‘The singing will never be done:’
I hear the karanga: in New Zealand, women lead a song of welcome to the dead when the bodies of the fallen are brought home, preparing a sound gate through which the warriors pass into the marae, the communal sacred home that houses the umbilical cords of the tribe. The singer’s ululation is accompanied by the vibrating of her hand, held stiffly at her side: in the Haka, Maori dance, the gesture points to the flicker of sunlight on the water, passed by in the ancestral canoe, as islanders sped towards Aotearoa, the land of the long white cloud. The dead come to rest in the sound of water, in the unbounded sunlight, in the no-where of shadow and flicker. Sound reaches out, draws near, disperses and undoes the bounds: human voices unleash power, weaving lives into the fabric of patterns that keep past, present and future connected and traversed.
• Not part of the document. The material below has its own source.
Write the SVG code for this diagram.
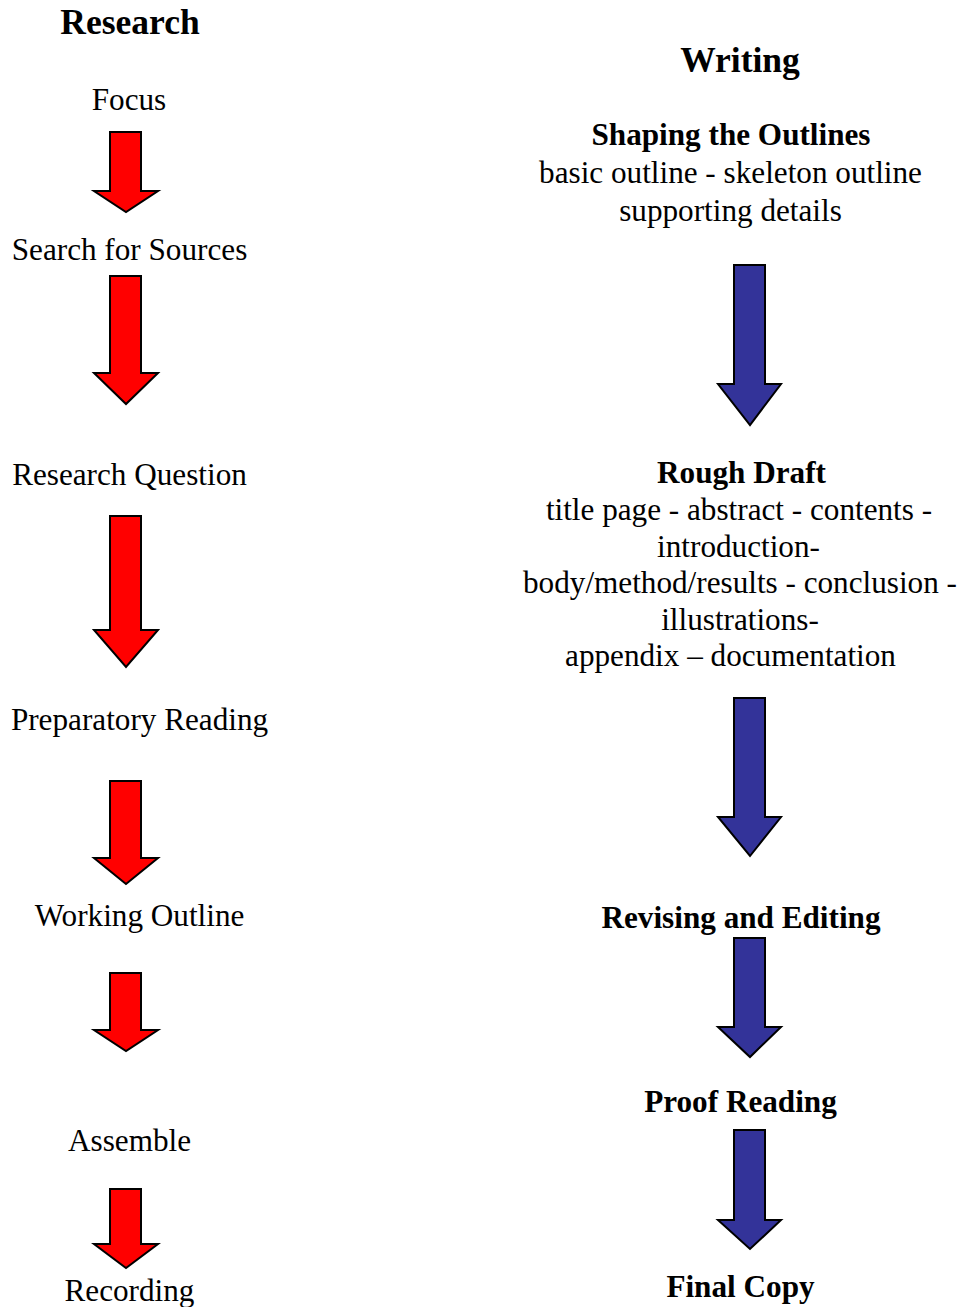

‘And beauty came like the setting sun:’ Fire is on the water, or on the long dunes of fields undulating like ocean waves in the low countries of Europe’s Great War. Sleep overcomes the horror, and yet …. That sun which is so far away from the cold marshes, both tears and soothes the listener whose ear is attuned to sounds not of this world. Ears shattered by explosions, tinnitus the constant companion of many soldier-poets, that burst of song and birds and suns shape-shifts from a hidden Hades to the golden chariot of a sun’s orbital traverse. There’s an order to the day’s end, at last, an inevitability and unfolding that the false suns of bombs do not allow. The light drifts away, a day’s light, a life’s light, and the future emerges in one last line, in the ongoing labor of a remembering that ‘will never be done:’ held, sung, reaching, connected forever by the intimacy of sound.
‘O but every one
Was a bird; and the song was wordless; the singing
will never be done.’
Osiris, the bird-god scattered and reassembled, the doves of the Trinity’s Spirit, owls as harbingers of death, the whip-poor-will as the escaping soul of the New World, old European tales of birds guiding dead souls: every one was a bird, and death lifts towards a different horizon, a different sound, and a wave travels across the land.